KÜRDİSTAN ŞU ANDA GEZİ’NİN TA KENDİSİ
Bu ülkede herkesin barış istediğini hatırlatan Irmak, şunları söyledi: “Savaşa ve faşizme geçit vermek istemiyoruz. O halde bizde savaşı çıkanlar kadar cesur olmalıyız. Kürdistan çok uzak değildir emin olun. Kürdistan yanı başınızdadır ve sizin bir sesinizi bekliyor. Türkiye halkı Kürdistan halkına ses verecek misiniz? Barış Blok’unun haykırışını Cizre’den, Sur içine, Yüksekova’ya yükseltecek misiniz? Eğer bugün birlik olamazsak, savaşın karşısında topyekûn bir duvar öremezsek geleceğimizi , yarınımızı ve her şeyden önemlisi umudumuzu kaybedeceğiz. Umudu yükseltmeye, başarma hazmını yükseltmeye, Kürdistan halkıyla dayanışmaya var mısınız ? O halde Gezi ruhuyla sesleniyorum size, Kürdistan şu anda Gezi’nin ta kendisi. Türkiye’de bir Gezi alanı olmak zorundadır. Türkiye ayağa kalkmak zorundadır. Türkiye Kürdistan’ın sesini duymak zorundadır. Eğer öyle ise o zaman ele ele vermenin zamanıdır. Korkmanın, geri çekilmenin, kaygı ile yaklaşmanın, yalana dolana inanmanın zamanı değildir.”

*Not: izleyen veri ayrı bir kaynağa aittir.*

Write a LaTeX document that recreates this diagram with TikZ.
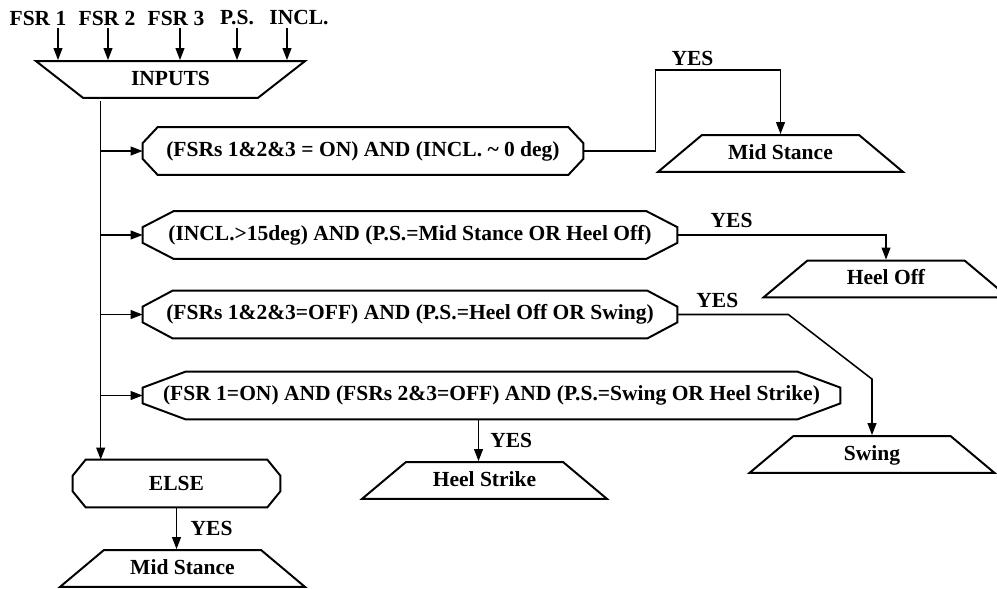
\documentclass[tikz,border=0pt]{standalone}
\usepackage{fontspec}
\setmainfont{Liberation Serif}
\usepackage{tikz}
\usetikzlibrary{
    arrows.meta,
    positioning,
    shapes.geometric,
    calc
}
\newcommand{\lblfont}{\fontsize{15.3}{18}\selectfont\bfseries}
% octagon-like outline round a condition node: #1 node, #2 horizontal cut
\newcommand{\condoutline}[2]{%
    \draw[outline] ([xshift=#2]#1.north west) -- ([xshift=-#2]#1.north east)
        -- ([yshift=-0.4cm]#1.north east) -- ([yshift=0.4cm]#1.south east)
        -- ([xshift=-#2]#1.south east) -- ([xshift=#2]#1.south west)
        -- ([yshift=0.4cm]#1.south west) -- ([yshift=-0.4cm]#1.north west) -- cycle;
}
\tikzset{
    outline/.style={line width=1.4pt, line join=miter},
    signal/.style={font=\lblfont, inner sep=2pt},
    cond/.style={
        rectangle, minimum height=1.18cm, minimum width=#1,
        inner sep=0pt, font=\lblfont
    },
    phase/.style={
        trapezium, trapezium left angle=40, trapezium right angle=40,
        trapezium stretches body=true, draw, outline,
        text height=11pt, text depth=3pt, inner xsep=0pt, inner ysep=6.1pt,
        minimum width=6.125cm, font=\lblfont
    },
    inputs box/.style={
        phase, trapezium left angle=142, trapezium right angle=142,
        minimum width=6.725cm
    },
    flow/.style={-{Triangle[length=0.3cm, width=0.22cm]}, line width=1.1pt},
    yes/.style={font=\lblfont, inner sep=1pt},
}

\begin{document}
\begin{tikzpicture}[x=0.025cm, y=-0.025cm]
    \useasboundingbox (0,0) rectangle (997,588);

    % sensor signals and input block
    \node[signal] (fsr1) at (38,18) {FSR 1};
    \node[signal] (fsr2) at (107,18) {FSR 2};
    \node[signal] (fsr3) at (176,18) {FSR 3};
    \node[signal] (ps) at (237,18) {P.S.};
    \node[signal] (incl) at (299,18) {INCL.};
    \node[inputs box] (inputs) at (170.5,79.5) {INPUTS};

    \draw[flow] ($(fsr1.south)+(20,0)$) -- ($(fsr1.south |- inputs.north)+(20,0)$);
    \draw[flow] ($(fsr2.south)+(1,0)$) -- ($(fsr2.south |- inputs.north)+(1,0)$);
    \draw[flow] ($(fsr3.south)+(4,0)$) -- ($(fsr3.south |- inputs.north)+(4,0)$);
    \draw[flow] (ps.south) -- (ps.south |- inputs.north);
    \draw[flow] ($(incl.south)+(-12,0)$) -- ($(incl.south |- inputs.north)+(-12,0)$);

    % conditions
    \node[cond=11cm] (c1) at (363,151) {(FSRs 1\&2\&3 = ON) AND (INCL. \textasciitilde{} 0 deg)};
    \node[cond=13.35cm] (c2) at (410,235) {(INCL.>15deg) AND (P.S.=Mid Stance OR Heel Off)};
    \node[cond=13.35cm] (c3) at (410,314.5) {(FSRs 1\&2\&3=OFF) AND (P.S.=Heel Off OR Swing)};
    \node[cond=17.425cm] (c4) at (491.5,395.5) {(FSR 1=ON) AND (FSRs 2\&3=OFF) AND (P.S.=Swing OR Heel Strike)};
    \node[cond=5.175cm] (else) at (176.5,483.5) {ELSE};

    \condoutline{c1}{0.375cm}
    \condoutline{c2}{0.775cm}
    \condoutline{c3}{0.75cm}
    \condoutline{c4}{1.075cm}
    \condoutline{else}{0.325cm}

    % resulting phases
    \node[phase] (ms1) at (780.5,153.5) {Mid Stance};
    \node[phase] (ho) at (886,279) {Heel Off};
    \node[phase] (sw) at (872,454.5) {Swing};
    \node[phase] (hs) at (484.5,480.5) {Heel Strike};
    \node[phase] (ms2) at (182.5,568.5) {Mid Stance};

    % trunk and branches
    \coordinate (trunk) at (100.7,101);
    \draw[flow] (trunk) -- (trunk |- else.north);
    \draw[flow] (trunk |- c1.west) -- (c1.west);
    \draw[flow] (trunk |- c2.west) -- (c2.west);
    \draw[flow] (trunk |- c3.west) -- (c3.west);
    \draw[flow] (trunk |- c4.west) -- (c4.west);

    % YES paths
    \draw[flow] (c1.east) -| ++(72,-81)
        node[yes, anchor=south west, xshift=0.35cm, yshift=0.06cm] {YES} -| (ms1.north);
    \draw[flow] (c2.east) -| node[yes, above=0.12cm, pos=0.13] {YES} (ho.north);
    \draw[flow] (c3.east) -- node[yes, above=0.12cm, pos=0.36] {YES} ++(111,0)
        -- ($(sw.north)+(0,-56)$) -- (sw.north);
    \draw[flow] ($(hs.north |- c4.south)+(-6,0)$) -- node[yes, right=0.24cm] {YES} ($(hs.north)+(-6,0)$);
    \draw[flow] (else.south) -- node[yes, right=0.3cm] {YES} (else.south |- ms2.north);
\end{tikzpicture}
\end{document}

ONLARIN SONUNU GETİRMEYE HAZIR MIYIZ?
Faşistler, zalimler ve iktidar sahiplerinin, savaş çıkartan korkak diktatörler manipülasyonla halkları kandırma üzerinden savaş yürüttüğünü hatırlatan Irmak, satılık havuz medyasının da onların bu yolda en büyük destekçisi olduğunu vurguladı. ”Elbette ki kendi düşüncesine sahip çıkamayan yazar-çizerler, ne yazık ki paraya tapan ve bu iktidarı sürüp, devam edeceğine inanan bir takım aydınlar da onların yanında yer aldı” diyen Irmak, sözlerini şöyle sürdürdü: “Onlar, bizim kazanabilme umudumuzu kırmak istiyorlar. Onlar bizim birlikte ortak bir yaşam kurmamızdan korkuyorlar. Ödleri kopuyor bunu engellemek istiyorlar. Onlar bizim birarada direnmemizin onların sonu olduğunu biliyorlar. Peki onların sonunu getirmeye hazır mıyız? Kürdistan ve Türkiye halkı tıpkı Gezi de olduğu gibi, itiraz etmeye hazır mıyız?”.